Project Active from to State and Political Economy

This IGC research exploits one of the most ambitious civil service policy reforms in Africa to ask whether raising salaries for corrupt officials improves or worsens petty corruption outcomes in developing countries.

In one of the most ambitious public sector reform experiments in Africa, the Ghana government doubled its police officer salaries in 2010 in part to mitigate petty corruption on its roads, while leaving salaries for other officials unchanged.

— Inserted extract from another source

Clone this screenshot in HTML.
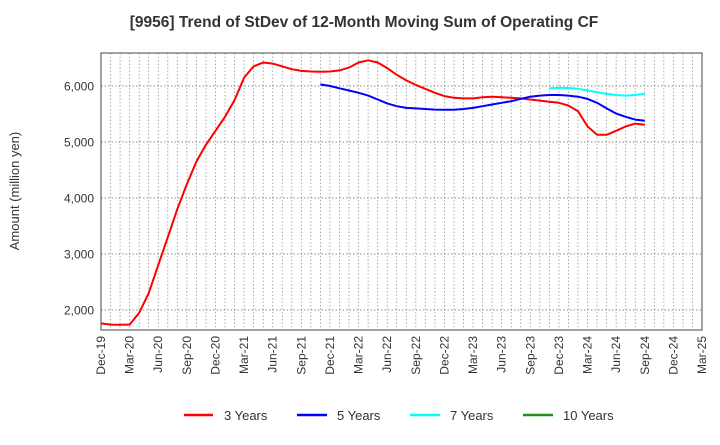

  • Researchers demonstrate that raising salaries of corrupt officials can have the consequence of worsening petty corruption, in contrast to many cross-country and lab-based studies that have shown that higher salaries or payments reduce corruption.
  • Rather than decrease petty corruption, the salary policy significantly increased the police efforts to collect bribes, the value of bribes and the amounts given by truck drivers to policemen in total. The results show that raised salaries for Ghanaian police officers caused the police to increase the effort they put forth to get bribes by 19 percent, the value of bribes taken at each individual stop by between 25-28 percent, and increased the total amount taken on the road, even while they reduced the number of times they received a bribe.
  • Since the Ghanaian salary increase experiment took place without an equivalent increase in enforcement of anti-corruption laws, the results here suggest that fighting corruption cannot be done by salary policies alone.
  • Researchers used unique data on bribes paid from over 2,100 truck trips in West Africa and representing over 45,000 bribe opportunities.